No, there is no confusion or error on the part of the Biblical author if we recognize that Ezra 4:6-23 is a parenthesis in the narrative about the construction of the temple. The accusations written to Ahasuerus in Ezra 4:6, to Artaxerxes in Ezra 4:7-16 and his response in Ezra 4:17-23 are not directly related to the
construction of the temple. They are examples of the general strategy of the enemies of the Jews to discredit them in the eyes of Persian authorities. Notice in particular that the letter to Artaxerxes discusses the construction of walls (Ezra 4:12), not the reconstruction of the temple. Although these complaints were written much later and about other concerns, the accusations of Ezra 4:6-23 are examples of the kinds of tactics by which the neighbors of the Jews also tried to stop the reconstruction of the temple. This parenthesis ends when the author starts Ezra 4:24 and returns to the narrative of temple construction: “Then the work on the house of God that is in Jerusalem stopped, and it ceased until the second year of the reign of Darius king of Persia.” (F. Charles Fensham, The Books of Ezra and Nehemiah, New International Commentary on the Old Testament; 1982, Eerdmans, pgs. 69-70)

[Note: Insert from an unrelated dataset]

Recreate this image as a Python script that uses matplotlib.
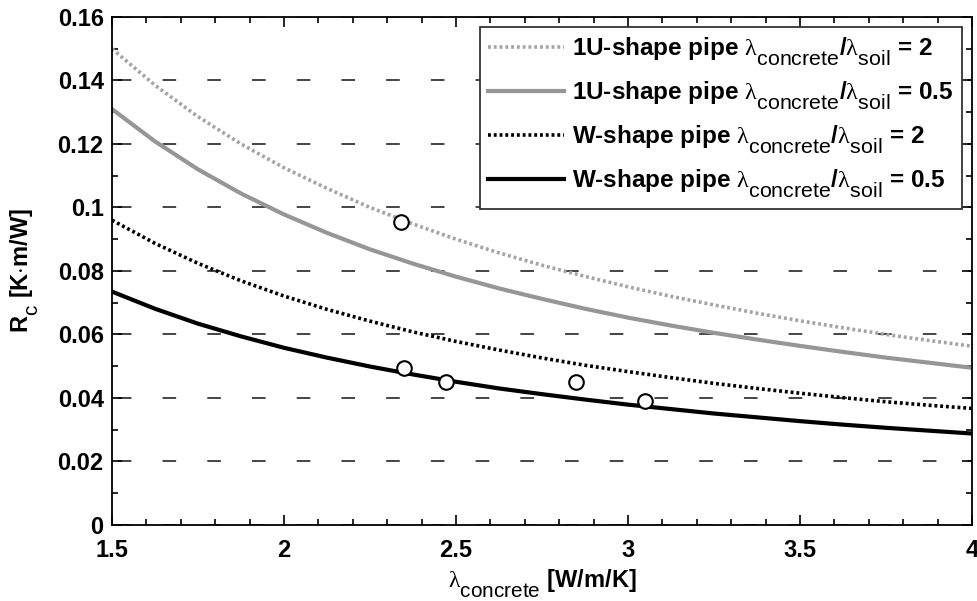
import numpy as np
import matplotlib
matplotlib.use('Agg')
import matplotlib.pyplot as plt
import matplotlib._mathtext as mathtext_mod
from matplotlib.ticker import MultipleLocator, FormatStrFormatter

plt.rcParams['font.family'] = ['Liberation Sans', 'DejaVu Sans']
plt.rcParams['mathtext.fontset'] = 'custom'
plt.rcParams['mathtext.rm'] = 'Liberation Serif'
plt.rcParams['mathtext.sf'] = 'Liberation Sans'
plt.rcParams['mathtext.bf'] = 'Liberation Sans:bold'
# subscripts in the original are almost full size and sit low
mathtext_mod.SHRINK_FACTOR = 0.88
mathtext_mod.FontConstantsBase.sub1 = 0.75
mathtext_mod.FontConstantsBase.sub2 = 0.9

# lambda_concrete [W/m/K]
lam = [1.5, 1.625, 1.75, 1.875, 2.0, 2.125, 2.25, 2.375, 2.5, 2.625, 2.75,
       2.875, 3.0, 3.125, 3.25, 3.375, 3.5, 3.625, 3.75, 3.875, 4.0]

# Rc [K.m/W]
rc_1u_2 = [0.150, 0.1385, 0.1286, 0.1200, 0.1125, 0.1060, 0.1000, 0.0948, 0.0900, 0.0857, 0.0818,
           0.0783, 0.0750, 0.0720, 0.0693, 0.0667, 0.0643, 0.0621, 0.0600, 0.0581, 0.0563]
rc_1u_05 = [0.131, 0.1208, 0.1120, 0.1044, 0.0978, 0.0920, 0.0868, 0.0823, 0.0782, 0.0745, 0.0712,
            0.0681, 0.0653, 0.0628, 0.0605, 0.0584, 0.0564, 0.0545, 0.0527, 0.0511, 0.0495]
rc_w_2 = [0.096, 0.0887, 0.0824, 0.0769, 0.0721, 0.0679, 0.0642, 0.0608, 0.0578, 0.0551, 0.0526,
          0.0503, 0.0483, 0.0464, 0.0446, 0.0430, 0.0415, 0.0401, 0.0388, 0.0377, 0.0367]
rc_w_05 = [0.0735, 0.0681, 0.0634, 0.0594, 0.0558, 0.0527, 0.0499, 0.0474, 0.0451, 0.0430, 0.0412,
           0.0395, 0.0379, 0.0365, 0.0351, 0.0339, 0.0327, 0.0316, 0.0306, 0.0297, 0.0288]

# measured points
meas_x = [2.34, 2.35, 2.47, 2.85, 3.05]
meas_y = [0.0954, 0.0493, 0.0451, 0.0451, 0.0391]

LAM_C = r'$\mathrm{\lambda}_{\mathsf{concrete}}$'
LAM_S = r'$\mathrm{\lambda}_{\mathsf{soil}}$'

fig = plt.figure(figsize=(9.77, 6.01), dpi=100)
ax = fig.add_axes([0.1146, 0.1265, 0.8804, 0.8453])

ax.plot(lam, rc_1u_2, color='#a4a4a4', lw=2.6, ls=(0, (0.8, 0.8)),
        label='1U-shape pipe ' + LAM_C + '/' + LAM_S + ' = 2')
ax.plot(lam, rc_1u_05, color='#969696', lw=3.0, ls='-',
        label='1U-shape pipe ' + LAM_C + '/' + LAM_S + ' = 0.5')
ax.plot(lam, rc_w_2, color='black', lw=2.6, ls=(0, (0.8, 0.8)),
        label='W-shape pipe ' + LAM_C + '/' + LAM_S + ' = 2')
ax.plot(lam, rc_w_05, color='black', lw=3.0, ls='-',
        label='W-shape pipe ' + LAM_C + '/' + LAM_S + ' = 0.5')
ax.plot(meas_x, meas_y, ls='none', marker='o', ms=10.5, mfc='white',
        mec='black', mew=1.5)

ax.set_xlim(1.5, 4)
ax.set_ylim(0, 0.16)
ax.xaxis.set_major_locator(MultipleLocator(0.5))
ax.xaxis.set_minor_locator(MultipleLocator(0.1))
ax.yaxis.set_major_locator(MultipleLocator(0.02))
ax.yaxis.set_minor_locator(MultipleLocator(0.01))
ax.xaxis.set_major_formatter(FormatStrFormatter('%g'))
ax.yaxis.set_major_formatter(FormatStrFormatter('%g'))
ax.tick_params(which='both', direction='in', top=True, right=True, width=1.2)
ax.tick_params(which='major', length=7, labelsize=17)
ax.tick_params(which='minor', length=4)
ax.tick_params(axis='x', pad=10)
ax.tick_params(axis='y', pad=6)
for lab in ax.get_xticklabels() + ax.get_yticklabels():
    lab.set_fontweight('bold')
for sp in ax.spines.values():
    sp.set_linewidth(1.3)

ax.yaxis.grid(True, which='major', color='#444444', lw=1.4, ls=(20, (7, 16)))
ax.set_axisbelow(True)

ax.set_xlabel(LAM_C + ' [W/m/K]', fontsize=17, fontweight='bold', labelpad=4)
ax.set_ylabel(r'R$_{\mathsf{c}}$ [K$\cdot$m/W]', fontsize=17, fontweight='bold', labelpad=12)

leg = ax.legend(loc='upper right', prop={'size': 17.5, 'weight': 'bold'},
                handlelength=3.1, handletextpad=0.35, borderpad=0.35,
                labelspacing=0.48, fancybox=False, framealpha=1,
                edgecolor='#333333', borderaxespad=0,
                bbox_to_anchor=(0.9884, 0.9803))
leg.get_frame().set_linewidth(1.3)

fig.savefig('out.png', dpi=100)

Second, the reference to the king of Assyria in Ezra 6:22 also can cause confusion. Assyria no longer existed as an empire after the destruction of Nineveh in 612 BC and of Haran in 610 BC, but the Passover in Ezra 6:22 was celebrated in 516 BC. Technically, no king of Assyria has existed for almost 100 years. How can the Bible say, “The LORD had made them joyful and had turned the heart of the king of Assyria to them” (Ezra 6:22)? The reason comes from the custom of new Middle Eastern emperors to join themselves to the list of previous emperors to give legitimacy to their new rule. Despite the change in kingdoms, a new emperor presented himself as another link in the chain of previous famous and admired rulers. Therefore, a king of Persia like Darius could present himself also as king of Assyria even though this empire ceased to exist, because he governed the same geographical locations and the same peoples as the Assyrian kings had. This association also makes his own government more prestigious (Fensham, The Books of Ezra and Nehemiah, pg. 96; refers to a list of Babylonian kings reproduced in Ancient Near Eastern Texts, pg. 566, that begins with an Assyrian king, mentions the strictly Babylonian kings, includes the Persian kings Cyrus, Cambyses and Darius and ends with the Seleucid kings who took over after the death of Alexander the Great. The kings on the list come from four distinct empires, but they are presented as one unbroken chain with dominion over the same geographic location and the same people). Understood in this way, the phrase: “The LORD had made them joyful and had turned the heart of the king of Assyria to them” (Ezra 6:22) is not an historical error but a declaration of Yahweh’s faithfulness, the One who changed the heart of the same chain of authority that exiled His people from Israel in 722 BC and made it so that they now encouraged the Israelites to return from
exile and rebuild Jerusalem. This title allows us to see Yahweh’s mercy through the centuries. Even though He punishes, He is merciful and will never abandon His people.